Exposure to pollutants aggravates cardiovascular risk in patients who already have other risk factors, even when they are already on treatment, according to a study conducted by researchers at CINTESIS – Center for Health Technology and Services Research and published in the Archives of Environmental and Occupational Health.
The study analyzed the influence of persistent organic pollutants (POPs), such as the pesticide DDE, on the cardiometabolic and inflammatory profile of a population of premenopausal, obese and hypertensive women.
“We have witnessed society’s growing interest in the effects of exposure to pollutants. Although the use of many POPs has been banned, their presence in the environment and populations remains a reality, largely due to the persistence and bioaccumulation characteristics of this group of pollutants. It is impossible to completely escape the exposure, so the focus should be on prevention, monitoring and research on health effects,” explain the authors.
In this study, the scientists collected blood samples of visceral adipose tissue and subcutaneous adipose tissue from a total of 43 women at the time of bariatric surgery. These were then compared to a group of obese women who were not hypertensive.
According to this research, pollutant concentrations were significantly higher in obese and hypertensive women than in obese women who were not hypertensive. In women with obesity and hypertension, cardiovascular risk was always increased, regardless of the existence of treatment.
These data suggest that the accumulation of pollutants in the visceral adipose tissue and in the blood implies an increased risk of suffering a cardiovascular event, such as a myocardial infarction, coronary heart disease, heart failure or stroke, even when the patients are taking medication to lower blood pressure.
As a consequence, “the analysis of the concentration of pollutants in visceral adipose tissue may be useful to detect patients at greater risk and to anticipate pharmacological treatment”.
Under the coordination of Conceição Calhau, a professor at the Faculty of Medical Sciences of the Nova University of Lisbon, this study has as coauthors several CINTESIS researchers, namely Ana Ferro, Diana Teixeira, Diogo Pestana, Cristina Santos and Jorge Polónia.
Previously the researchers of this unit had already carried out other studies, both in humans and in animal model, and concluded that the presence of pollutants in the body is related to a higher risk of developing diseases such as obesity, diabetes and hypertension.

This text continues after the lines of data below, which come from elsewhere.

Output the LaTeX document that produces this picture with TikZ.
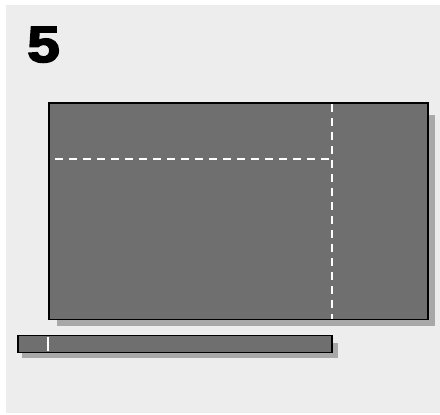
\documentclass[tikz,border=0pt]{standalone}
\usepackage{fontspec}
\setmainfont{Liberation Sans}
\newfontfamily\heavyfont[FakeBold=3]{Liberation Sans Bold}
\definecolor{bgc}{HTML}{EDEDED}
\definecolor{panel}{HTML}{6F6F6F}
\definecolor{shade}{HTML}{A8A8A8}
\tikzset{
  boxshape/.style={fill=panel, draw=black, line width=1.4pt},
  shadowshape/.style={fill=shade, draw=none},
  cutline/.style={draw=white, line width=2pt, dash pattern=on 8pt off 6pt},
}
\begin{document}
\begin{tikzpicture}[x=1pt,y=-1pt]
\useasboundingbox (0,0) rectangle (440,415);
\fill[white] (0,0) rectangle (440,415);
\fill[bgc] (6,5) rectangle (440,413);
\node[anchor=base west, font=\fontsize{51}{51}\heavyfont, inner sep=0pt, xscale=1.15] (num) at (27,62) {5};
% main panel
\fill[shadowshape] (57,115) rectangle (435,326);
\draw[boxshape] (49,103) rectangle (428,319.5);
\draw[cutline] (332,104) -- (332,319);
\draw[cutline] (55,158.5) -- (331,158.5);
% strip
\fill[shadowshape] (22,343) rectangle (338,358);
\draw[boxshape] (18,335.5) rectangle (332,352.5);
\draw[white, line width=2.8pt] (48,337) -- (48,351);
\end{tikzpicture}
\end{document}
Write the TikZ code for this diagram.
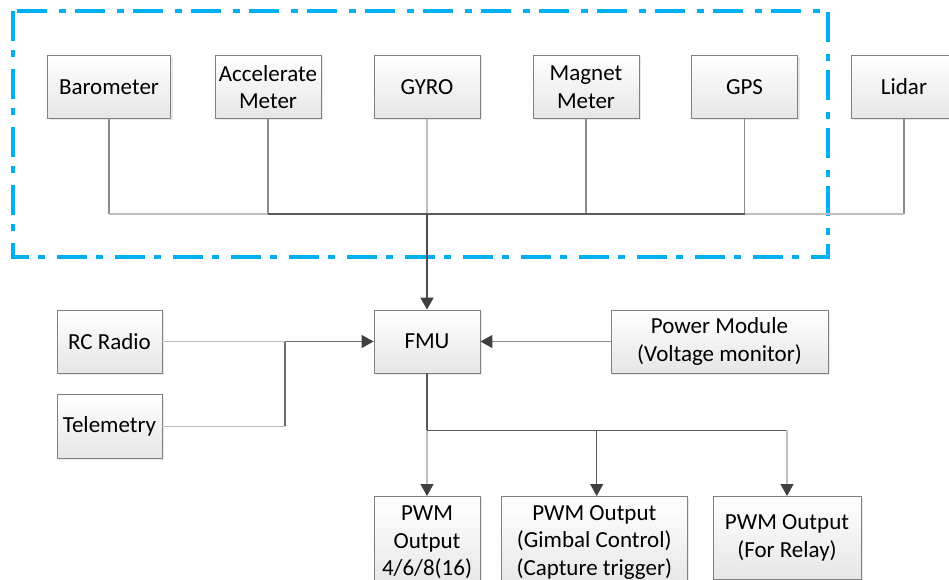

Persistent organic pollutants are substances derived primarily from industrial activities, which may contaminate air, soil and water. They are or have been used as pesticides, ingredients of industrial, household and personal care products and plasticizers, for example. In humans, exposure to these contaminants occurs primarily through food, but also through inhalation or dermal exposure, and there is a preferential accumulation in adipose tissue. They are known to be endocrine disruptors.
According to the researchers, “Competent bodies, including EFSA, seek to define safe doses in food and exposure, but it is not always possible to cover the complexity of chronic exposure to these contaminants, nor to blends. In this way, it is necessary to focus on the biomonitoring and reduction of these pollutants in the sources of exposure, such as red meat, dairy products and fatty fish, for example”.
For its part, the team promises to “continue to explore the mechanisms responsible for the effects of these pollutants on metabolism, namely in hypertension and cardiovascular risk.” In the future, it will still be necessary “to develop strategies that prevent or attenuate this deleterious process leading to events and death.”